Does not the hon. Gentleman think that a sounder base to the developing industry of Scotland would be if coal-burning generation were given much greater emphasis? Here is a real risk for that derivative industry in which the hon. Gentleman is interested, because of the uncertainty and disappointment of the AGR station.

Mr. Buchan

If the hon. and learned Gentleman had allowed me to continue, I should have said something not dissimilar. I have been arguing—it has been publicly recorded—about the importance of bringing forward a new coal-fired power station in Britain. But that is not sufficient. I should like a decision to be made by my right hon. Friend the Secretary of State for Energy on which kind of reactor programme we should be going for. I favour the AGR, despite some of the past difficulties. It is not surprising that some corrosion, and other problems, has developed, because we are dealing with a totally new ball game. Despite that, I prefer the AGR.

Of course, the key requirement is a coal-fired power station. We have resources of that fossil fuel for centuries ahead. But the oil, as Professor Macrae of Broadford University suggested, whatever the predictable levels of consumption and exploitation of reserves, will almost certainly be finished by the end of the century. Hence, everything points to coal. We are trying to save an industry in Britain.
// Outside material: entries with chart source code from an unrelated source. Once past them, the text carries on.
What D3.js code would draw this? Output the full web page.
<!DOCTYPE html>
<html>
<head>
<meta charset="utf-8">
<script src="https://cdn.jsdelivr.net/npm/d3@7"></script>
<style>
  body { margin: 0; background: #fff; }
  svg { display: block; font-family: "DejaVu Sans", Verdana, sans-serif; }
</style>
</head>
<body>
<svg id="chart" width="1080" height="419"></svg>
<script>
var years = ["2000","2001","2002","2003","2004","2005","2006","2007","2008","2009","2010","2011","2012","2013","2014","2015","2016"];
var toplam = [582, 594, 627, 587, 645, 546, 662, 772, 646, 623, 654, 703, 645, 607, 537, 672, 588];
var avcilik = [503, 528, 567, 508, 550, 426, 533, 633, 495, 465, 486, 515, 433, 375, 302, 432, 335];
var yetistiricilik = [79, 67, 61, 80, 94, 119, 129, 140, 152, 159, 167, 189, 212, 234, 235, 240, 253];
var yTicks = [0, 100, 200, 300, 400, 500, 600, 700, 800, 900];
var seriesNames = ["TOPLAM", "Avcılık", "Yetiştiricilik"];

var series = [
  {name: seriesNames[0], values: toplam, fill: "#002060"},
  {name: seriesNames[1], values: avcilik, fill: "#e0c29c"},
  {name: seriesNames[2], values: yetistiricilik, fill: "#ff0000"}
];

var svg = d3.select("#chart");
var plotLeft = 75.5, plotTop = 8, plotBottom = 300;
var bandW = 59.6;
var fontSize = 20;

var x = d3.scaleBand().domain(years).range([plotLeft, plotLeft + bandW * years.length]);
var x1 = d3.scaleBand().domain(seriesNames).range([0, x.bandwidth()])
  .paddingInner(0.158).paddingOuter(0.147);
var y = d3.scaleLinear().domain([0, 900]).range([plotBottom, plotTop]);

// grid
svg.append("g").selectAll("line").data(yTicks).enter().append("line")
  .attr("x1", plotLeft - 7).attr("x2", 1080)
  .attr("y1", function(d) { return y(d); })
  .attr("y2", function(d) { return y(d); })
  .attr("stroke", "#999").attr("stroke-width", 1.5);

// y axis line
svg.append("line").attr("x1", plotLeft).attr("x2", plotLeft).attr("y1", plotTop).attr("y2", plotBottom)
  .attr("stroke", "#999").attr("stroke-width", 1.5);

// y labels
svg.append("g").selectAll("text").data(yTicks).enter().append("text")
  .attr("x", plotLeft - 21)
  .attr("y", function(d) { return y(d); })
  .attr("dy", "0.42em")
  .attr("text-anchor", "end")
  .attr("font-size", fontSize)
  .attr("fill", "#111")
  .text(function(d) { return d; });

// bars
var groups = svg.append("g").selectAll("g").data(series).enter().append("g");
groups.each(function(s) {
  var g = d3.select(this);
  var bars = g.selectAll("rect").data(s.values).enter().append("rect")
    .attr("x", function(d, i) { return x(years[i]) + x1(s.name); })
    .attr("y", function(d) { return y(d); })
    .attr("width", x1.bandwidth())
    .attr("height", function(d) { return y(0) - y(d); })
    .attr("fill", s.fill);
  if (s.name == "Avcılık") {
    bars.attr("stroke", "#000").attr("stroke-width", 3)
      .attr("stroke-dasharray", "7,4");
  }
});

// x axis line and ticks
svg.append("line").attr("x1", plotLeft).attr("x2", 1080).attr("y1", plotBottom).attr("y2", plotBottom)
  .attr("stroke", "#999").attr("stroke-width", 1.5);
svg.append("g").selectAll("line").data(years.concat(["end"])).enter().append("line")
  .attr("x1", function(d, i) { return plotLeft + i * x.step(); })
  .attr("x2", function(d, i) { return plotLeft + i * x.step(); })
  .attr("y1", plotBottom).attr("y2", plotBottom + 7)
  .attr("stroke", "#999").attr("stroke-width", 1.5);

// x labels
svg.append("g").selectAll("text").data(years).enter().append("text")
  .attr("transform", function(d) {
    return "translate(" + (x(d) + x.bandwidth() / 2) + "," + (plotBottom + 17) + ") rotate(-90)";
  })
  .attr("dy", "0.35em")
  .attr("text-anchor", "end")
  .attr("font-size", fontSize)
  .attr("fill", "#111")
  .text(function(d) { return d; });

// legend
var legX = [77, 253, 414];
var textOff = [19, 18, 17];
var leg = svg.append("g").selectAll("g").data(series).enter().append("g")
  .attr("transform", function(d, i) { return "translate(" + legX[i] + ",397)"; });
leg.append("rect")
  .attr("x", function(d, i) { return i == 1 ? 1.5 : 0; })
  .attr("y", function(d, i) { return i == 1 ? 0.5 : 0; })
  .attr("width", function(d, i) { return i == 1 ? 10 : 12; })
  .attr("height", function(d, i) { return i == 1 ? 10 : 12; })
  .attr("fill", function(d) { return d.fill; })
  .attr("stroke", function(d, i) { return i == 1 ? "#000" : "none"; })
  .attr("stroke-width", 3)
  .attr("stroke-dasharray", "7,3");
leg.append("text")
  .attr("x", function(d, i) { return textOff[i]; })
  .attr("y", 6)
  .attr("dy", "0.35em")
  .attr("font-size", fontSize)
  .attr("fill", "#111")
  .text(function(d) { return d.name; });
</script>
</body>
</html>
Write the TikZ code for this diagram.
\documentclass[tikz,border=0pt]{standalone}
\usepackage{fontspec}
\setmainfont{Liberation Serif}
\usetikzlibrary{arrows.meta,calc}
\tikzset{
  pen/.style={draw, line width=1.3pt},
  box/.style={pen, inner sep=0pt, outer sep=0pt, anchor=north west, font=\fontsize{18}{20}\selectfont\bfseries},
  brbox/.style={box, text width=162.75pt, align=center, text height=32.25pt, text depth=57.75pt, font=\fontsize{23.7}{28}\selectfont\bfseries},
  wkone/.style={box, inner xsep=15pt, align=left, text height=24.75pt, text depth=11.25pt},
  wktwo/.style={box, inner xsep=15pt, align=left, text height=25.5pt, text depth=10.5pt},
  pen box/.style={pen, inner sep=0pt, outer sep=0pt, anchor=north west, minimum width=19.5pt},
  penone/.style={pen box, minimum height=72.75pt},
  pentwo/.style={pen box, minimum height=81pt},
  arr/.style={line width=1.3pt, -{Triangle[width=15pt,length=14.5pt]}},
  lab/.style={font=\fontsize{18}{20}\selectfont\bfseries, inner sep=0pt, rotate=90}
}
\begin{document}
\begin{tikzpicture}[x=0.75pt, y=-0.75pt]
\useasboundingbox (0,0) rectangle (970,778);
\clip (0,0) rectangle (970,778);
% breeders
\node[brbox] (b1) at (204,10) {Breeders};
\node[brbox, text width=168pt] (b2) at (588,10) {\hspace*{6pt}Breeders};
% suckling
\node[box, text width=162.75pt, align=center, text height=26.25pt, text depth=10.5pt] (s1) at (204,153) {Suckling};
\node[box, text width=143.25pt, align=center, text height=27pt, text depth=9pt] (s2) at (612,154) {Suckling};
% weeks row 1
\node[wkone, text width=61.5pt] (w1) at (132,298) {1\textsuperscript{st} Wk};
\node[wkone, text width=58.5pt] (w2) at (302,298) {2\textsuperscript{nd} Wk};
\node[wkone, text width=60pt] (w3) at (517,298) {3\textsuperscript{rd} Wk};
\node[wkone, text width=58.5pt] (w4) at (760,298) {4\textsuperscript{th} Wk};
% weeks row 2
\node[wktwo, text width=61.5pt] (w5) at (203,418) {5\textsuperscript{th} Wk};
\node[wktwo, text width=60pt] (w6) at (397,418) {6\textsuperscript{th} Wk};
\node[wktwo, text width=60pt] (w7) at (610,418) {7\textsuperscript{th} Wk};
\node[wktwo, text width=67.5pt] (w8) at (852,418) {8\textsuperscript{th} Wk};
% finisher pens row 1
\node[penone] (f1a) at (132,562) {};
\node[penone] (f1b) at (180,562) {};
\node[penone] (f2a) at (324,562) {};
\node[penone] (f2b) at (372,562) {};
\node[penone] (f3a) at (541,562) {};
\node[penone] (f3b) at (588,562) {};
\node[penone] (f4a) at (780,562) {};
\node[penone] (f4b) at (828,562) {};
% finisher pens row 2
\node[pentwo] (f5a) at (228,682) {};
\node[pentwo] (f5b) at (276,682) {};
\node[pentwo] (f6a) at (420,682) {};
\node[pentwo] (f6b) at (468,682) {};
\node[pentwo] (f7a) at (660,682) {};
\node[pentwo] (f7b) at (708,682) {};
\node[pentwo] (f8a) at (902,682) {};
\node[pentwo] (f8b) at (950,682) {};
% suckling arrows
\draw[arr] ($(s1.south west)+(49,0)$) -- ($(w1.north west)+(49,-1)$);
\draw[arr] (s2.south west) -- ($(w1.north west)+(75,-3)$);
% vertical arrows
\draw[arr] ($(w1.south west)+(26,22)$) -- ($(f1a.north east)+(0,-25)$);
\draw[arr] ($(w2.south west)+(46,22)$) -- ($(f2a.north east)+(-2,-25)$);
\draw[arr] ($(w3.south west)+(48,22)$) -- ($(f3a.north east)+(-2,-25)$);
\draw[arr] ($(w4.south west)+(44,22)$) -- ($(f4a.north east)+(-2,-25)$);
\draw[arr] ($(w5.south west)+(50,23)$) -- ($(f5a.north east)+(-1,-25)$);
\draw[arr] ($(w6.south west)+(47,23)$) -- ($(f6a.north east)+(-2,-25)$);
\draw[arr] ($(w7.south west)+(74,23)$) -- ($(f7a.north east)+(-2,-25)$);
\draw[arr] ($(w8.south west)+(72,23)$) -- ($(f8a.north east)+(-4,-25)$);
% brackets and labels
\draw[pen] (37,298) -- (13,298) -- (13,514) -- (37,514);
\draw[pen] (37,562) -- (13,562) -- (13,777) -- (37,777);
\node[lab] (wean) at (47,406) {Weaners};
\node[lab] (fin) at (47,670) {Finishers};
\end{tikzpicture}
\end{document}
In that context I am irritated by the Tories, but never surprised. However, I am surprised that the hon. Member for Dundee, East (Mr. Wilson), the spokesman for the Scottish National Party, chose to use the opportunity of the debate on principle and of the Committee stage to question the need for any development of the generating programme in Scotland. Indeed, the hon. Gentleman questioned going ahead with Torness. At column 7 in Committee and at column 25 in the debate on principle, the hon. Gentleman argued for a pull-back in the programme and in the Torness power station which, by definition, would push the start of the whole power station development programme beyond the 1980s and almost into the 1990s. That would close Babcock and Wilcox tomorrow.

When we have a rally in defence of the factory in my area, I resent hearing some SNP members, no doubt in ignorance of the hon. Gentleman's own speeches on the subject, arguing the matter on a Scottish basis when they themselves are seeking to prevent the programme of generation taking place. Talk about being anti-Scottish—scratch a Scottish Nationalist and one finds this kind of nonsense.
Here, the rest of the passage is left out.